Baroness ELLIOT of HARWOOD

My Lords, I entirely agree with what my noble friend Lord Elton said about the excellent principles and ideas behind this co-operation on a voluntary basis between all the interests concerned. But supposing it does not work, if one still has in the Bill a clause such as Clause 53, one will have statutory powers which one can enforce. If these groups are not functioning properly, what power is there under the Act to interfere and insist that something more effective shall be done? If it is taken out of the Bill there will be no statutory power to back this up.

Lord WINTERBOTTOM

My Lords, to reply first to the noble Baroness, the point at which, if what we are trying to achieve by the Bill proves unsatisfactory, action can be taken may be the three-year review. Amendment No. 203 is the relevant Amendment and perhaps we could have a brief word on this subject when that Amendment is dealt with.
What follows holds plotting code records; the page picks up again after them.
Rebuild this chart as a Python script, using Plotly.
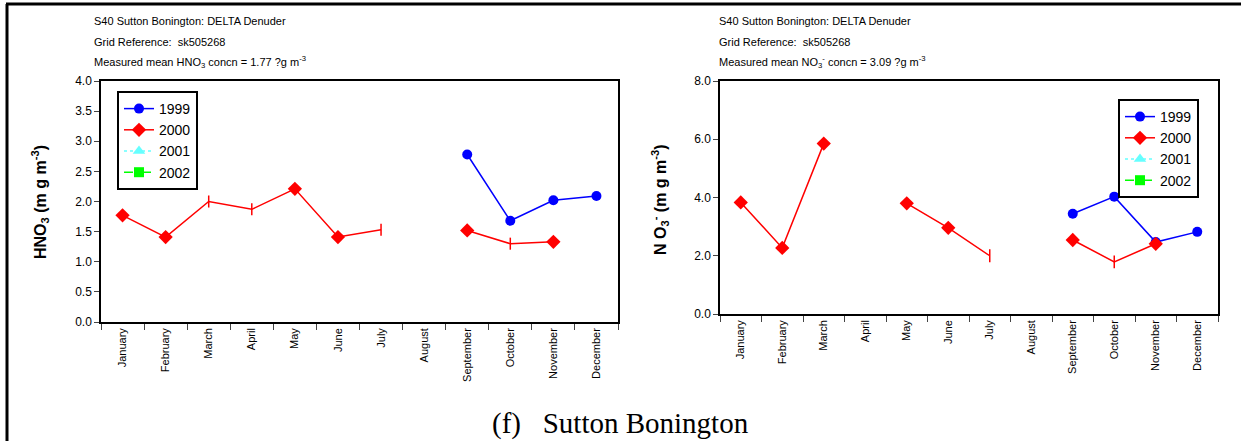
import plotly.graph_objects as go

W, H = 1241, 441

months = ["January", "February", "March", "April", "May", "June",
          "July", "August", "September", "October", "November", "December"]

# HNO3 (left panel)
hno3_1999 = [None, None, None, None, None, None, None, None, 2.78, 1.68, 2.02, 2.09]
hno3_2000 = [1.77, 1.41, 2.00, 1.87, 2.21, 1.41, 1.53, None, 1.52, 1.30, 1.33, None]
hno3_2000_err = [0, 0, 0.10, 0.10, 0, 0, 0.10, 0, 0, 0.10, 0, 0]
hno3_2000_mark = [1.77, 1.41, None, None, 2.21, 1.41, None, None, 1.52, None, 1.33, None]

# NO3- (right panel)
no3_1999 = [None, None, None, None, None, None, None, None, 3.44, 4.03, 2.47, 2.82]
no3_2000 = [3.83, 2.27, 5.85, None, 3.80, 2.96, 2.00, None, 2.54, 1.79, 2.41, None]
no3_2000_err = [0, 0, 0, 0, 0, 0, 0.22, 0, 0, 0.22, 0, 0]
no3_2000_mark = [3.83, 2.27, 5.85, None, 3.80, 2.96, None, None, 2.54, None, 2.41, None]


def px(x):
    return x / W


def py(y):
    return 1 - y / H


fig = go.Figure()


def add_series(xa, ya, legend, v99, v00, err, mark):
    fig.add_trace(go.Scatter(
        x=months, y=v99, name="1999", mode="lines+markers", xaxis=xa, yaxis=ya,
        line=dict(color="#0000ff", width=1.5),
        marker=dict(symbol="circle", size=10, color="#0000ff", opacity=1),
        legend=legend))
    fig.add_trace(go.Scatter(
        x=months, y=v00, name="2000", mode="lines", xaxis=xa, yaxis=ya,
        line=dict(color="#ff0000", width=1.5),
        error_y=dict(type="data", array=err, color="#ff0000", thickness=1.5, width=0),
        legend=legend, showlegend=False))
    fig.add_trace(go.Scatter(
        x=months, y=mark, name="2000", mode="markers", xaxis=xa, yaxis=ya,
        marker=dict(symbol="diamond", size=11, color="#ff0000", opacity=1),
        legend=legend, showlegend=False))
    # legend-only entries
    fig.add_trace(go.Scatter(
        x=[None], y=[None], name="2000", mode="lines+markers", xaxis=xa, yaxis=ya,
        line=dict(color="#ff0000", width=1.5),
        marker=dict(symbol="diamond", size=11, color="#ff0000"), legend=legend))
    fig.add_trace(go.Scatter(
        x=[None], y=[None], name="2001", mode="lines+markers", xaxis=xa, yaxis=ya,
        line=dict(color="#66ffff", width=1.5, dash="dot"),
        marker=dict(symbol="triangle-up", size=11, color="#66ffff"), legend=legend))
    fig.add_trace(go.Scatter(
        x=[None], y=[None], name="2002", mode="lines+markers", xaxis=xa, yaxis=ya,
        line=dict(color="#00ff00", width=1.5, dash="dash"),
        marker=dict(symbol="square", size=10, color="#00ff00"), legend=legend))


add_series("x", "y", "legend", hno3_1999, hno3_2000, hno3_2000_err, hno3_2000_mark)
add_series("x2", "y2", "legend2", no3_1999, no3_2000, no3_2000_err, no3_2000_mark)

xcommon = dict(type="category", categoryorder="array", categoryarray=months,
               range=[-0.5, 11.5], tickson="boundaries", ticks="outside", ticklen=6,
               tickangle=-90, tickfont=dict(family="Arial", size=11, color="black"),
               showline=True, linecolor="black", linewidth=1.5, mirror=True,
               showgrid=False, zeroline=False, automargin=False)
ycommon = dict(ticks="outside", ticklen=5, showline=True, linecolor="black", linewidth=1.5,
               mirror=True, showgrid=False, zeroline=False, automargin=False,
               tickfont=dict(family="Arial", size=12, color="black"))

fig.update_layout(
    width=W, height=H, autosize=False, margin=dict(l=0, r=0, t=0, b=0, pad=0),
    paper_bgcolor="white", plot_bgcolor="white",
    xaxis=dict(domain=[px(101), px(618)], anchor="y", **xcommon),
    yaxis=dict(domain=[py(322), py(81)], anchor="x", range=[0, 4], dtick=0.5,
               tickformat=".1f", **ycommon),
    xaxis2=dict(domain=[px(720), px(1218)], anchor="y2", **xcommon),
    yaxis2=dict(domain=[py(314), py(81)], anchor="x2", range=[0, 8], dtick=2,
                tickformat=".1f", **ycommon),
    legend=dict(x=px(117), y=py(91), xanchor="left", yanchor="top",
                bgcolor="white", bordercolor="black", borderwidth=2,
                font=dict(family="Arial", size=14, color="black"), tracegroupgap=0),
    legend2=dict(x=px(1118), y=py(99), xanchor="left", yanchor="top",
                 bgcolor="white", bordercolor="black", borderwidth=2,
                 font=dict(family="Arial", size=14, color="black"), tracegroupgap=0),
    showlegend=True,
)

ann = []
hdr = dict(family="Arial", size=11, color="black")
for x0, mean_txt in [(92, "Measured mean HNO<sub>3</sub> concn = 1.77 ?g m<sup>-3</sup>"),
                     (717, "Measured mean NO<sub>3</sub><sup>-</sup> concn = 3.09 ?g m<sup>-3</sup>")]:
    for yy, t in [(21, "S40 Sutton Bonington: DELTA Denuder"),
                  (42, "Grid Reference:  sk505268"),
                  (62, mean_txt)]:
        ann.append(dict(text=t, x=px(x0), y=py(yy), xref="paper", yref="paper",
                        xanchor="left", yanchor="middle", showarrow=False, font=hdr))

ann.append(dict(text="<b>HNO<sub>3</sub> (m g m<sup>-3</sup>)</b>", x=px(40), y=py(202),
                xref="paper", yref="paper", textangle=-90, showarrow=False,
                xanchor="center", yanchor="middle",
                font=dict(family="Arial", size=16, color="black")))
ann.append(dict(text="<b>N O<sub>3</sub><sup>-</sup> (m g m<sup>-3</sup>)</b>", x=px(660), y=py(200),
                xref="paper", yref="paper", textangle=-90, showarrow=False,
                xanchor="center", yanchor="middle",
                font=dict(family="Arial", size=16, color="black")))
ann.append(dict(text="(f)   Sutton Bonington", x=0.5, y=py(423), xref="paper", yref="paper",
                xanchor="center", yanchor="middle", showarrow=False,
                font=dict(family="Liberation Serif", size=29, color="black")))
fig.update_layout(annotations=ann)

# page frame
fig.add_shape(type="line", xref="paper", yref="paper", x0=px(6), x1=1, y0=py(4), y1=py(4),
              line=dict(color="black", width=3))
fig.add_shape(type="line", xref="paper", yref="paper", x0=px(7), x1=px(7), y0=0, y1=py(4),
              line=dict(color="black", width=3))

fig.write_html("out.html", config={"displayModeBar": False, "responsive": False},
               post_script="document.body.style.margin='0';"
                           "document.documentElement.style.overflow='hidden';")
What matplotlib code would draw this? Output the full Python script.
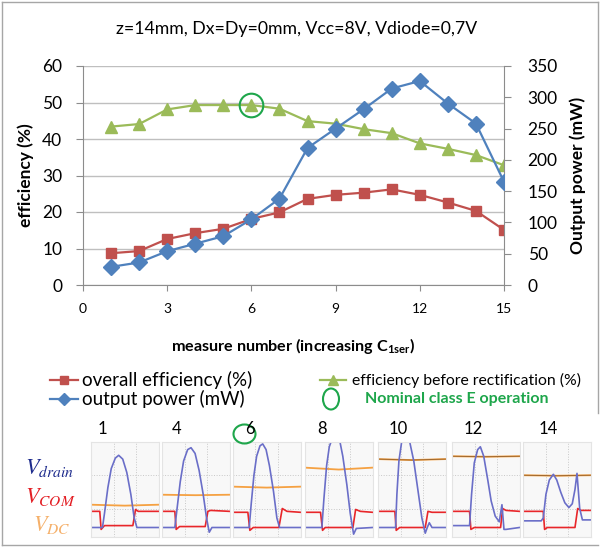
import matplotlib
matplotlib.use("Agg")
import matplotlib.pyplot as plt
from matplotlib.lines import Line2D
from matplotlib.patches import Ellipse

# ---------------- data ----------------
measure = [1, 2, 3, 4, 5, 6, 7, 8, 9, 10, 11, 12, 13, 14, 15]
overall_eff = [8.7, 9.3, 12.6, 14.2, 15.4, 18.1, 19.9, 23.6, 24.7, 25.3, 26.2, 24.7, 22.6, 20.3, 15.1]
eff_before_rect = [43.4, 44.1, 48.1, 49.3, 49.3, 49.3, 48.3, 44.9, 44.2, 42.7, 41.6, 38.8, 37.3, 35.6, 32.8]
output_power = [29, 36, 54, 66, 78, 105, 138, 219, 250, 281, 314, 326, 290, 258, 165]
nominal_x = 6
nominal_y = 49.3

x_ticks = [0, 3, 6, 9, 12, 15]
eff_ticks = [0, 10, 20, 30, 40, 50, 60]
pow_ticks = [0, 50, 100, 150, 200, 250, 300, 350]

title = "z=14mm, Dx=Dy=0mm, Vcc=8V, Vdiode=0,7V"

# waveform snapshots (normalized panel coordinates)
panel_labels = ["1", "4", "6", "8", "10", "12", "14"]
drain_x = [
    [0, 0.17, 0.2, 0.25, 0.3, 0.36, 0.41, 0.47, 0.53, 0.59, 0.64, 0.68, 1.0],
    [0, 0.19, 0.22, 0.27, 0.32, 0.38, 0.43, 0.49, 0.55, 0.61, 0.66, 0.7, 0.74, 1.0],
    [0, 0.24, 0.27, 0.31, 0.35, 0.4, 0.44, 0.49, 0.54, 0.6, 0.65, 0.69, 1.0],
    [0, 0.25, 0.28, 0.32, 0.36, 0.41, 0.46, 0.51, 0.56, 0.62, 0.67, 0.72, 0.76, 1.0],
    [0, 0.26, 0.28, 0.31, 0.35, 0.41, 0.47, 0.53, 0.59, 0.65, 0.7, 0.73, 0.76, 0.8, 1.0],
    [0, 0.26, 0.29, 0.33, 0.38, 0.42, 0.47, 0.53, 0.58, 0.64, 0.7, 0.72, 0.74, 0.77, 0.8, 1.0],
    [0, 0.27, 0.3, 0.34, 0.39, 0.45, 0.5, 0.56, 0.62, 0.68, 0.73, 0.77, 0.8, 0.84, 0.88, 1.0],
]
drain_y = [
    [0.1, 0.1, 0.25, 0.52, 0.72, 0.83, 0.86, 0.82, 0.68, 0.45, 0.2, 0.1, 0.1],
    [0.1, 0.1, 0.28, 0.58, 0.8, 0.92, 0.94, 0.88, 0.7, 0.45, 0.2, 0.05, 0.1, 0.1],
    [0.1, 0.1, 0.35, 0.65, 0.85, 0.96, 0.98, 0.92, 0.75, 0.48, 0.2, 0.1, 0.1],
    [0.1, 0.1, 0.4, 0.75, 0.95, 1.05, 1.07, 1.03, 0.85, 0.55, 0.25, 0.03, 0.09, 0.1],
    [0.1, 0.1, 0.45, 0.8, 1.0, 1.07, 1.0, 0.8, 0.5, 0.2, 0.04, 0.1, 0.15, 0.1, 0.1],
    [0.12, 0.12, 0.45, 0.78, 0.92, 0.95, 0.85, 0.6, 0.38, 0.22, 0.16, 0.25, 0.34, 0.08, 0.08, 0.1],
    [0.17, 0.17, 0.2, 0.45, 0.6, 0.66, 0.6, 0.47, 0.36, 0.31, 0.35, 0.5, 0.67, 0.3, 0.18, 0.18],
]
com_x = [
    [0, 0.13, 0.15, 0.2, 0.62, 0.66, 0.7, 1.0],
    [0, 0.19, 0.21, 0.26, 0.64, 0.68, 0.72, 1.0],
    [0, 0.22, 0.25, 0.3, 0.68, 0.73, 0.8, 1.0],
    [0, 0.23, 0.26, 0.3, 0.71, 0.75, 0.82, 1.0],
    [0, 0.25, 0.27, 0.32, 0.7, 0.74, 0.8, 1.0],
    [0, 0.26, 0.28, 0.33, 0.72, 0.75, 0.8, 1.0],
    [0, 0.3, 0.32, 0.36, 0.77, 0.81, 0.86, 1.0],
]
com_y = [
    [0.27, 0.27, 0.08, 0.12, 0.12, 0.29, 0.27, 0.27],
    [0.27, 0.27, 0.08, 0.11, 0.11, 0.27, 0.28, 0.27],
    [0.26, 0.26, 0.07, 0.1, 0.1, 0.3, 0.27, 0.26],
    [0.26, 0.26, 0.07, 0.1, 0.1, 0.29, 0.27, 0.26],
    [0.27, 0.27, 0.07, 0.1, 0.1, 0.27, 0.26, 0.26],
    [0.27, 0.27, 0.08, 0.1, 0.1, 0.3, 0.28, 0.27],
    [0.27, 0.27, 0.08, 0.1, 0.1, 0.3, 0.28, 0.28],
]
dc_x = [0, 0.5, 1.0]
dc_y = [
    [0.34, 0.33, 0.34],
    [0.445, 0.44, 0.445],
    [0.53, 0.52, 0.53],
    [0.73, 0.71, 0.73],
    [0.82, 0.81, 0.82],
    [0.85, 0.845, 0.85],
    [0.65, 0.645, 0.65],
]
dc_dark = [False, False, False, False, True, True, True]

# ---------------- style / layout ----------------
W, H = 600, 547
plt.rcParams['font.family'] = ['Lato', 'DejaVu Sans']
plt.rcParams['mathtext.fontset'] = 'custom'
plt.rcParams['mathtext.rm'] = 'Lato'
plt.rcParams['mathtext.bf'] = 'Lato:bold'
plt.rcParams['mathtext.it'] = 'Lato:italic'

RED = '#C0504D'
BLUE = '#4F81BD'
GREEN = '#9BBB59'
CIRCLE = '#1EA64B'
AXC = '#8C8C8C'

def fx(px):
    return px / W

def fy(py):
    return 1 - py / H

fig = plt.figure(figsize=(W / 100, H / 100), dpi=100)

# outer frame
frame_c = '#A6A6A6'
fig.add_artist(Line2D([fx(1.5), fx(1.5)], [fy(1.5), fy(545)], color=frame_c, lw=1))
fig.add_artist(Line2D([fx(1.5), fx(598)], [fy(1.5), fy(1.5)], color=frame_c, lw=1))
fig.add_artist(Line2D([fx(598), fx(598)], [fy(1.5), fy(413)], color=frame_c, lw=1))
fig.add_artist(Line2D([fx(1.5), fx(598)], [fy(545), fy(545)], color=frame_c, lw=1))

# main axes
L, R, T, B = 83, 504, 66, 285
ax = fig.add_axes([fx(L), fy(B), (R - L) / W, (B - T) / H])
ax2 = ax.twinx()

ax.set_xlim(0, 15)
ax.set_ylim(0, 60)
ax2.set_ylim(0, 350)
ax.set_xticks(x_ticks)
ax.set_yticks(eff_ticks)
ax2.set_yticks(pow_ticks)

ax.yaxis.grid(True, color='#BFBFBF', lw=1)
ax.set_axisbelow(True)
for a in (ax, ax2):
    a.spines['top'].set_visible(False)
    for s in ('left', 'right', 'bottom'):
        a.spines[s].set_color(AXC)
ax.spines['right'].set_visible(False)
ax2.spines['left'].set_visible(False)
ax2.spines['bottom'].set_visible(False)

ax.tick_params(axis='y', length=5, color=AXC, labelsize=12.5, pad=10)
ax.tick_params(axis='x', length=4, color=AXC, labelsize=10, pad=9)
ax2.tick_params(axis='y', length=5, color=AXC, labelsize=12.5, pad=12)

ax.plot(measure, overall_eff, color=RED, lw=1.6, marker='s', ms=6.5, zorder=3)
ax.plot(measure, eff_before_rect, color=GREEN, lw=1.6, marker='^', ms=8, zorder=3)
ax.plot([nominal_x], [nominal_y], marker='o', ms=17, mfc='none', mec=CIRCLE, mew=1.5, zorder=4)
ax2.plot(measure, output_power, color=BLUE, lw=1.6, marker='D', ms=8, zorder=3)

ax.set_ylabel('efficiency (%)', fontsize=12.5, fontweight='bold', labelpad=6)
ax2.set_ylabel('Output power (mW)', fontsize=12.5, fontweight='bold', labelpad=8)

fig.text(fx(297), fy(29), title, ha='center', va='center', fontsize=12.7)
fig.text(fx(293), fy(346), r'measure number (increasing C$_\mathbf{1ser}$)', ha='center', va='center',
         fontsize=11.6, fontweight='bold')

# legend (manual)
def leg_line(x0, x1, y, color, marker, ms):
    fig.add_artist(Line2D([fx(x0), fx(x1)], [fy(y), fy(y)], color=color, lw=1.6))
    fig.add_artist(Line2D([fx((x0 + x1) / 2)], [fy(y)], color=color, marker=marker, ms=ms, lw=0))

leg_line(50, 78, 380, RED, 's', 6)
fig.text(fx(82), fy(380), 'overall efficiency (%)', ha='left', va='center', fontsize=13.5)
leg_line(50, 78, 399, BLUE, 'D', 6)
fig.text(fx(82), fy(399), 'output power (mW)', ha='left', va='center', fontsize=13.5)
leg_line(320, 346, 380, GREEN, '^', 6.5)
fig.text(fx(352), fy(380), 'efficiency before rectification (%)', ha='left', va='center', fontsize=11.3)
fig.add_artist(Ellipse((fx(331), fy(399)), 16 / W, 21 / H, fill=False, ec=CIRCLE, lw=1.5))
fig.text(fx(365), fy(399), 'Nominal class E operation', ha='left', va='center', fontsize=11.5,
         fontweight='bold', color=CIRCLE)

# waveform panels
panel_left = [91, 162, 233, 305, 378, 452, 523]
panel_w = 67.5
panel_top, panel_bot = 442, 537
label_x = [102, 177, 250, 322, 398, 473, 548]
for i in range(len(panel_labels)):
    wa = fig.add_axes([fx(panel_left[i]), fy(panel_bot), panel_w / W, (panel_bot - panel_top) / H])
    wa.set_facecolor('#F8F8F8')
    for s in wa.spines.values():
        s.set_color('#E4E4E4')
        s.set_linewidth(0.8)
    wa.set_xlim(0, 1)
    wa.set_ylim(0, 1)
    wa.set_xticks([1 / 3, 2 / 3])
    wa.set_yticks([0.3, 0.65])
    wa.tick_params(length=0, labelbottom=False, labelleft=False)
    wa.grid(True, color='#C8C8C8', ls=':', lw=0.7)
    wa.plot(dc_x, dc_y[i], color='#F5A142', lw=1.3)
    if dc_dark[i]:
        wa.plot(dc_x, dc_y[i], color='#8A5A2A', lw=0.7, alpha=0.8)
    wa.plot(com_x[i], com_y[i], color='#E8262A', lw=1.2)
    wa.plot(drain_x[i], drain_y[i], color='#6A6EC8', lw=1.2)
    fig.text(fx(label_x[i]), fy(429), panel_labels[i], ha='center', va='center', fontsize=12)

fig.add_artist(Ellipse((fx(244.5), fy(434)), 22 / W, 19 / H, fill=False, ec=CIRCLE, lw=1.5))

fig.text(fx(25), fy(468), r'$V_{drain}$', color='#1C2A8C', fontsize=16, math_fontfamily='stix',
         ha='left', va='center')
fig.text(fx(25), fy(497), r'$V_{COM}$', color='#E31E24', fontsize=16, math_fontfamily='stix',
         ha='left', va='center')
fig.text(fx(33), fy(525), r'$V_{DC}$', color='#F5B06A', fontsize=16, math_fontfamily='stix',
         ha='left', va='center')

fig.savefig('out.png', dpi=100)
As regards the point of the noble Lord, Lord Elton, about an ancillary organisation to the area review committee, this is, I must admit, new to me, but clearly it is of importance, because I believe that it is the sense of individual responsibility and conscience among the members of our society which will improve that society rather than legislation. At the end of the day, it is the general feeling of the average man and woman as to what is right and what is wrong which will decide what sort of society we have.

I feel that the matter is sufficiently interesting for me to make the suggestion to the noble Lord that he might put down an Unstarred Question so that we could have a brief discussion of the subject, because then I could answer him with clarity and on an up-to-date basis which, at present, I am unable to do. I believe that it is worth doing, because, as we all recognise, this is not the last word on this subject and a follow-up along these lines might be of value.